The CSR (cognitive science of religion) paper is for the European Conference on Science and Theology in Edinburgh in April (see right sidebar). It can only be 8 pages long and should be a "work in progress." My title is "Knowing God without God Knowing." I identify the challenges of CSR to the idea of God as a supernatural agent who "knows" in an anthropomorphic sense. I argue that many proponents and opponents of the view that CSR offers a powerful critique of the idea of a personal God share some common assumptions that are not made explicit, including the very idea of supernatural agency as a relevant category for discussing ultimate reality and the idea that theism or a-theism exhaust the options. I suggest that there are resources in many religious traditions (including Christianity) for affirming a real engagement with "the divine" without attributing finite human attributes like personality. Of course, this will require (re)defining our terms carefully, which I do in five sections:
1. God "Knowing"?
2. "God" Knowing?
4. Knowing "God"?
5. "Knowing" God?
The Atonement paper is a chapter for a book that is being developed as part of a STARS project on ethics and exemplarity in theology and science.
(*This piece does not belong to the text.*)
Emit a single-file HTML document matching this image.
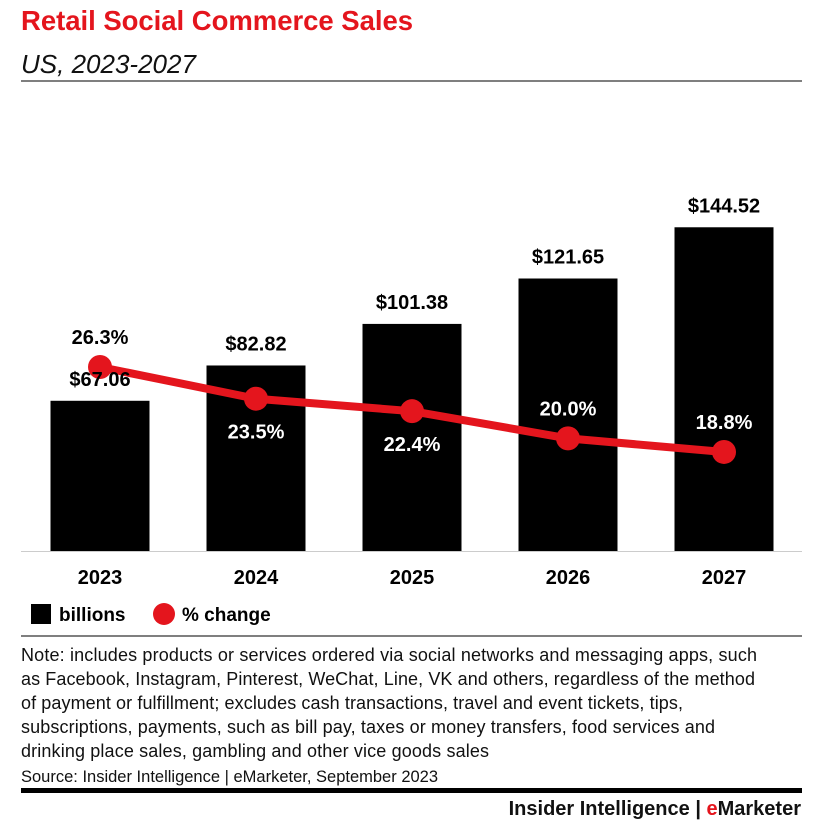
<!DOCTYPE html>
<html><head><meta charset="utf-8"><style>
body{margin:0;background:#fff;width:824px;height:834px;overflow:hidden;font-family:"Liberation Sans",sans-serif;}
</style></head><body>
<svg width="824" height="834" xmlns="http://www.w3.org/2000/svg" font-family="Liberation Sans, sans-serif">
<text x="21" y="30" font-size="27.5" font-weight="bold" fill="#e4151d" textLength="392">Retail Social Commerce Sales</text>
<text x="21" y="73" font-size="26" font-style="italic" fill="#111">US, 2023-2027</text>
<line x1="21" y1="81" x2="802" y2="81" stroke="#333" stroke-width="1.2"/>
<line x1="21" y1="551.5" x2="802" y2="551.5" stroke="#ccc" stroke-width="1"/>
<g id="bars"></g><g id="line"></g><g id="labels"></g>
<rect x="31" y="604" width="20" height="20" fill="#000"/>
<text x="59" y="621" font-size="19" font-weight="bold">billions</text>
<circle cx="164" cy="614" r="11" fill="#e4151d"/>
<text x="182" y="621" font-size="19" font-weight="bold">% change</text>
<line x1="21" y1="636" x2="802" y2="636" stroke="#333" stroke-width="1.2"/>
<g font-size="18" fill="#111">
<text x="21" y="661" textLength="736">Note: includes products or services ordered via social networks and messaging apps, such</text>
<text x="21" y="685" textLength="734">as Facebook, Instagram, Pinterest, WeChat, Line, VK and others, regardless of the method</text>
<text x="21" y="709" textLength="662">of payment or fulfillment; excludes cash transactions, travel and event tickets, tips,</text>
<text x="21" y="733" textLength="694">subscriptions, payments, such as bill pay, taxes or money transfers, food services and</text>
<text x="21" y="757" textLength="468">drinking place sales, gambling and other vice goods sales</text>
</g>
<text x="21" y="782" font-size="16.5" fill="#111">Source: Insider Intelligence | eMarketer, September 2023</text>
<rect x="21" y="788" width="781" height="5" fill="#000"/>
<text x="801" y="815" font-size="20" font-weight="bold" text-anchor="end" fill="#111">Insider Intelligence | <tspan fill="#e4151d">e</tspan>Marketer</text>
</svg>
<script>
const years=["2023","2024","2025","2026","2027"];
const sales=[67.06,82.82,101.38,121.65,144.52];
const salesLabels=["$67.06","$82.82","$101.38","$121.65","$144.52"];
const pct=[26.3,23.5,22.4,20.0,18.8];
const pctLabels=["26.3%","23.5%","22.4%","20.0%","18.8%"];
const pctAbove=[true,false,false,true,true];
const NS="http://www.w3.org/2000/svg";
const xc=i=>100+i*156;
const yBar=v=>551-v*2.24;
const yPct=v=>367+(26.3-v)*11.33;
function mk(t,a,p){const e=document.createElementNS(NS,t);for(const k in a)e.setAttribute(k,a[k]);p.appendChild(e);return e;}
const gb=document.getElementById('bars'),gl=document.getElementById('line'),gt=document.getElementById('labels');
years.forEach((y,i)=>{
 const r=mk('rect',{x:xc(i)-49.5,y:yBar(sales[i]),width:99,height:551-yBar(sales[i]),fill:'#000'},gb);
 
 
 const t=mk('text',{x:xc(i),y:yBar(sales[i])-15,'font-size':20,'font-weight':'bold','text-anchor':'middle',fill:'#000'},gt);
 t.textContent=salesLabels[i];
 
 
 const x=mk('text',{x:xc(i),y:584,'font-size':20,'font-weight':'bold','text-anchor':'middle',fill:'#000'},gt);
 x.textContent=y;
 
 
});
const pl=mk('polyline',{points:years.map((y,i)=>xc(i)+','+yPct(pct[i])).join(' '),fill:'none',stroke:'#e4151d','stroke-width':8,'stroke-linejoin':'round'},gl);


years.forEach((y,i)=>{
 const c=mk('circle',{cx:xc(i),cy:yPct(pct[i]),r:12,fill:'#e4151d'},gl);
 
 
 const yy=pctAbove[i]?yPct(pct[i])-23:yPct(pct[i])+40;
 const t=mk('text',{x:xc(i),y:yy,'font-size':20,'font-weight':'bold','text-anchor':'middle',fill:pctAbove[i]&&i==0?'#000':'#fff'},gt);
 t.textContent=pctLabels[i];
 
 
});
</script>
</body></html>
My tentative title is "Ethics, Exemplarity and Atonement." After a brief introduction of the issues, the chapter begins with a section on traditional moral example (ME) theories of atonement and their opponents. One of the main objections to ME theories (from those who hold Christus Victor or penal substitutionary views especially) is that they are not objective but "only" or "merely" subjective. This presupposes an early modern dichotomy between objective and subjective, which has driven the separation in most western Christian atonement theory that one first has to understand what Jesus did objectively in the past then later one applies this subjectively to moral issues in the present. The next section traces the growing significance of ethics in atonement theory, especially among feminist and liberation theologians. The next three sections argue that the desire to integrate ethics and atonement can be fostered by developments in the new sciences that deal with exemplarity (hence the order of terms in the title). These developments are: the growing attention to empathy in social neuroscience, to emotions in moral psychology, and then to exemplarity in virtue ethics. I identify two basic tasks in reconstructing a viable ME theory in late modernity: articulating a metaphysics of exemplarity (such that the latter is robustly objective and causally real) and explicating the way in which the dynamics of exemplarity across social relations (in time and space) can truly be "atoning."
I've written drafts of both papers, but won't be able to finish them up until I get back to Norway and have access to all my books, etc.
Comments or suggestions are welcome, but I've turned to working on a book, so I may not have time to respond in detail.